Grünen-Fraktionschef zu Chemnitz: „Aufarbeitung ist dringend nötig“
Anton Hofreiter übt scharfe Kritik an Innenminister Seehofer. Jener habe mit fahrlässigem Gerede den Nährboden für Selbstjustiz geschaffen.
taz: Herr Hofreiter, in Chemnitz haben in der Nacht tausende Rechte randaliert. Wie bewerten Sie die Vorfälle?
Anton Hofreiter: Was in Chemnitz passiert ist, ist verstörend: Rechtsradikale randalieren, zeigen den Hitler-Gruß, jagen Menschen – und die Polizei ist nicht in der Lage, das zu unterbinden. Es ist fürchterlich, dass dort ein Mensch getötet wurde. Recht spricht in unserem Rechtsstaat alleine die Justiz – und niemals eine hetzende Meute. Das muss unmissverständlich klar sein.
Welche Verantwortung trägt Sachsens Ministerpräsident Michael Kretschmer?
Herr Kretschmer ist als Regierungschef für die sächsischen Sicherheitsbehörden verantwortlich, die zum Teil völlig überfordert waren. Dass ein Mob die Herrschaft über die Straßen an sich reißt, darf nicht passieren. Ich erwarte, dass sich Herr Kretschmer klar positioniert – und sicherstellt, dass die Polizei ordentlich ausgestattet ist und professionell arbeiten kann. Der Ministerpräsident muss endlich erkennen, dass er in Sachsen ein massives Problem mit Rechtsextremismus hat und Rechtsextremismus entschieden bekämpfen. Ich zweifle allerdings an seiner Fähigkeit, die Lage richtig einzuschätzen. Er hat kürzlich erst die Polizei auf Twitter voreilig gelobt, obwohl sie Journalisten während einer Pegida-Demo 45 Minuten daran hinderte, ihrer Arbeit nachzugehen.
Was erwarten Sie von der Bundesregierung?
Ich bin erschüttert, dass der Innenminister sich nicht sofort unmissverständlich geäußert hat. Es ist ja nicht das erste Mal, dass Sicherheitsbehörden in Sachsen gegenüber Rechtsradikalen versagen. Eine Aufarbeitung ist dringend nötig. Stattdessen erleben wir seit Wochen wie aus der CSU bewusst Hass gesät wird und Herr Seehofer mit seinem fahrlässigen Gerede von der „Herrschaft des Unrechts“ den Nährboden für Selbstjustiz geschaffen hat. Herr Seehofer muss seine Verantwortung als Innenminister ernst nehmen und unzweifelhaft den Rechtstaat verteidigen, rechte Gewalt verurteilen und Initiativen gegen Rechts stärken. Ich habe da allerdings kein großes Vertrauen. Mich treibt eher die Sorge um, dass der Innenminister auf dem rechten Auge eine Sehstörung hat.

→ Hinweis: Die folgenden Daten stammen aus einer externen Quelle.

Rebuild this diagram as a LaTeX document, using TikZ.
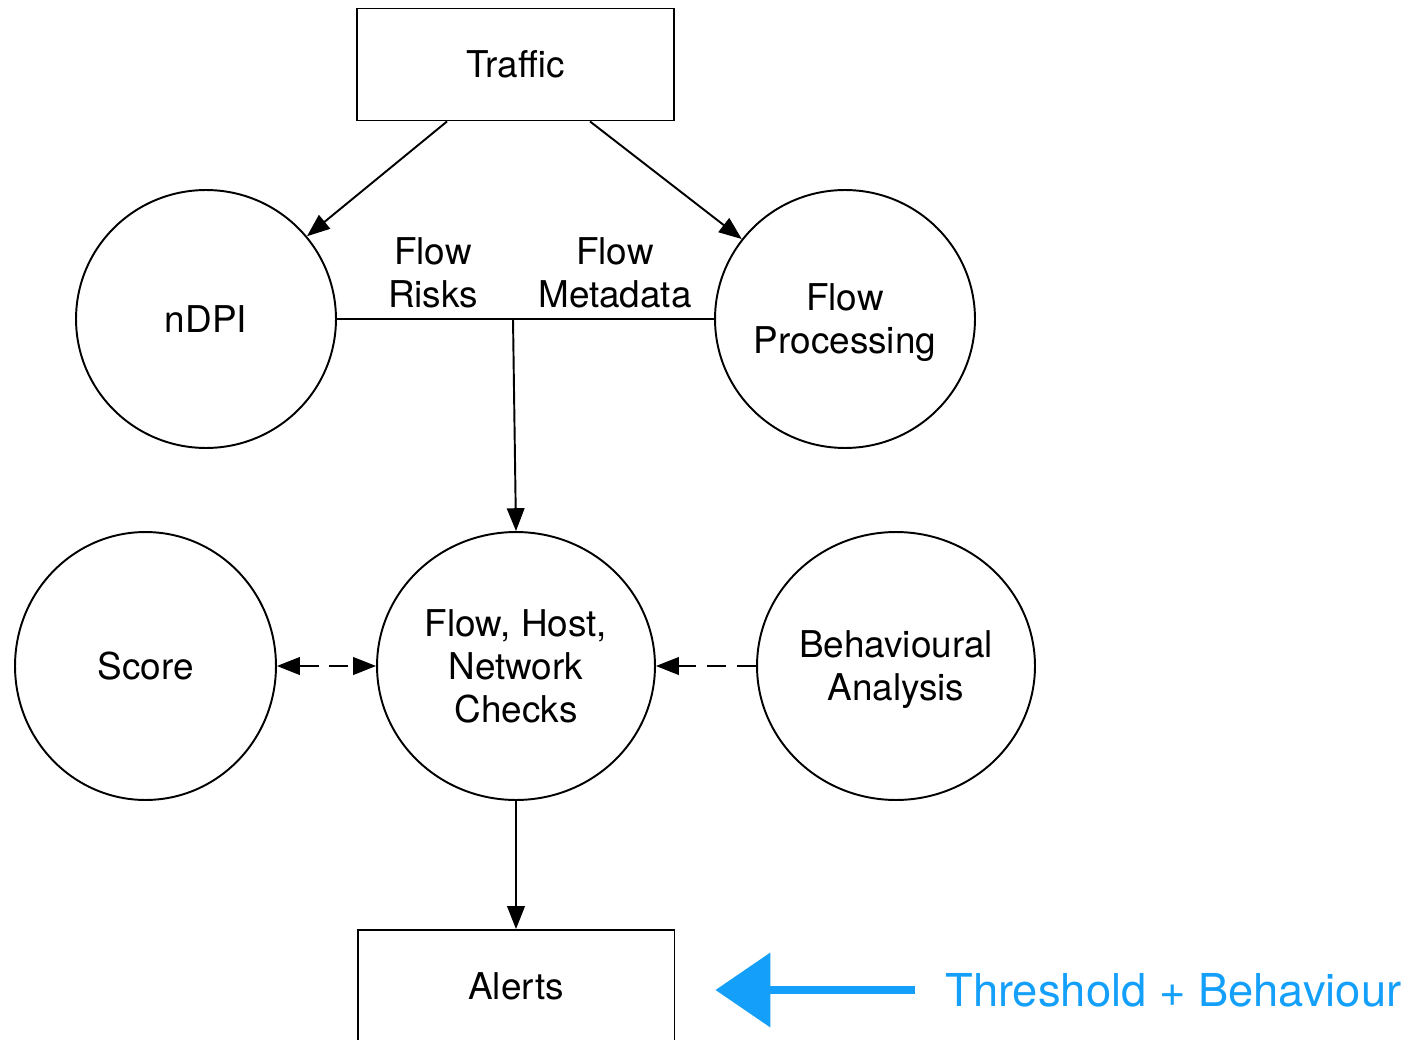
\documentclass[tikz,border=0pt]{standalone}
\usepackage{fontspec}
\setmainfont{TeX Gyre Heros}
\usepackage{xcolor}
\usetikzlibrary{positioning, arrows.meta, shapes.geometric}
\definecolor{skyblue}{RGB}{20,160,250}
\newcommand{\nodepth}[1]{\raisebox{0pt}[\height][0pt]{#1}}

\begin{document}
\begin{tikzpicture}[
    x=0.02cm, y=-0.02cm,
    every node/.style={font=\fontsize{21}{24.5}\selectfont},
    box/.style={rectangle, draw, line width=1.1pt, minimum width=6.34cm, minimum height=2.24cm, align=center},
    bubble/.style={ellipse, draw, line width=1.1pt, inner sep=0pt, align=center},
    link/.style={line width=1.1pt, -{Triangle[length=13pt, width=10pt]}},
    weak/.style={link, dash pattern=on 11pt off 6pt},
    note/.style={text=skyblue, font=\fontsize{25.8}{30}\selectfont}
]
\useasboundingbox (0,0) rectangle (1419,1040);

% Flow
\node[box] (traffic) at (515.5,64.5) {Traffic};
\node[bubble, minimum width=5.2cm, minimum height=5.16cm] (ndpi) at (206,319) {nDPI};
\node[bubble, minimum width=5.2cm, minimum height=5.16cm] (flowproc) at (845,319) {Flow\\\nodepth{Processing}};
\node[bubble, minimum width=5.22cm, minimum height=5.36cm] (score) at (145.5,666) {Score};
\node[bubble, minimum width=5.56cm, minimum height=5.36cm] (checks) at (516,666) {Flow, Host,\\Network\\Checks};
\node[bubble, minimum width=5.56cm, minimum height=5.36cm] (behaviour) at (896,666) {Behavioural\\\nodepth{Analysis}};
\node[box] (alerts) at (516,986) {Alerts};
\coordinate (split) at (513,319);

% Arrows
\draw[link] ([xshift=-1.37cm]traffic.south) -- (ndpi);
\draw[link] ([xshift=1.49cm]traffic.south) -- (flowproc);
\draw[line width=1.1pt] (ndpi) -- (flowproc);
\draw[link] (split) -- (checks.north);
\draw[weak, {Triangle[length=13pt, width=10pt]}-{Triangle[length=13pt, width=10pt]}] (score) -- (checks);
\draw[weak] (behaviour) -- (checks);
\draw[link] (checks) -- (alerts);

% Annotations
\node[anchor=south, inner sep=0pt, align=center] (risks) at (433,308) {Flow\\Risks};
\node[anchor=south, inner sep=0pt, align=center] (metadata) at (615,308) {Flow\\Metadata};
\node[note, anchor=west, inner sep=0pt] (threshold) at (945,990) {Threshold + Behaviour};
\draw[skyblue, line width=0.16cm, -{Triangle[length=1.1cm, width=1.46cm]}, shorten <=0.6cm, shorten >=0.8cm] (threshold.west) -- (threshold.west -| alerts.east);

\end{tikzpicture}
\end{document}
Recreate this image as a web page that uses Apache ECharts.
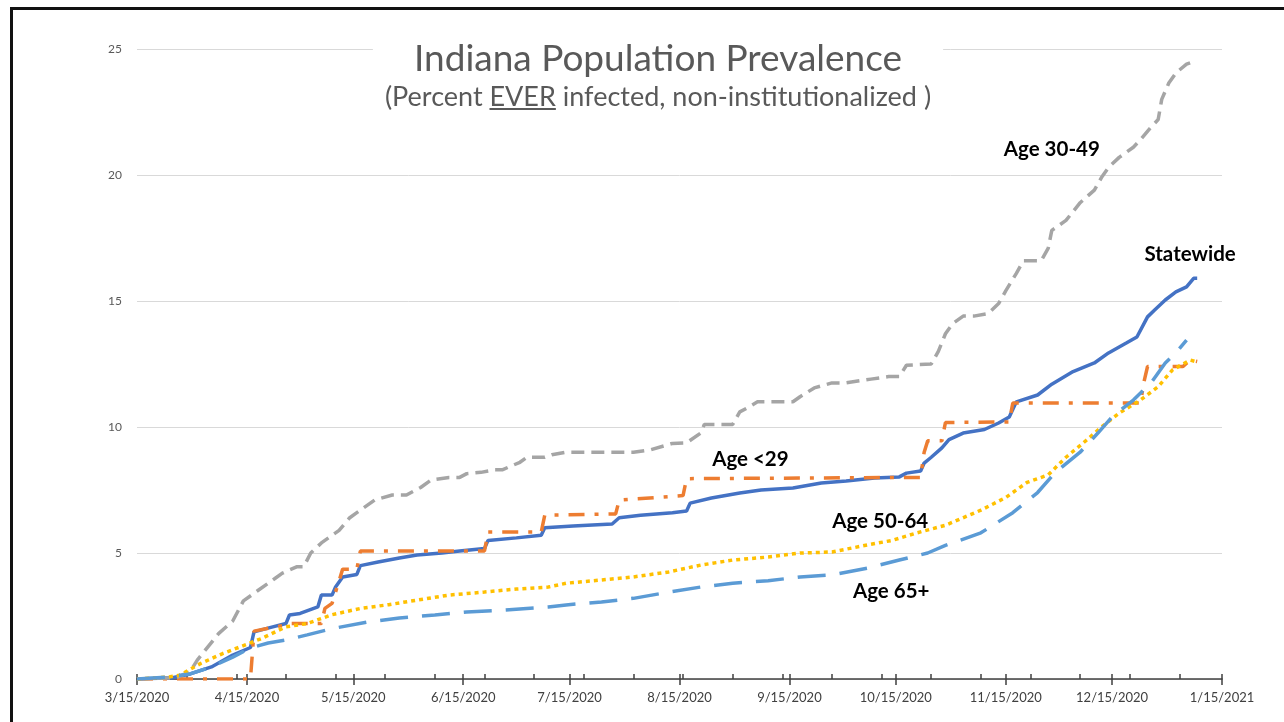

Anton Hofreiter, 48, ist seit 2013 Fraktionsvorsitzender der Grünen im Bundestag.
Müsste Merkel nach Chemnitz fahren, um zu zeigen, dass der Rechtsstaat solche Übergriffe nicht duldet?
Ein solcher Besuch wäre ein starkes Zeichen, dass der Rechtsstaat das, was dort passiert ist, nicht duldet. Allerdings muss dann sichergestellt werden, dass nicht am Ende der rechte Mob keifend die Szenerie beherrscht. Denken Sie an die Feier zum Tag der Deutschen Einheit in Dresden 2016 – damals wurde Merkel vor der Frauenkirche aggressiv ausgebuht.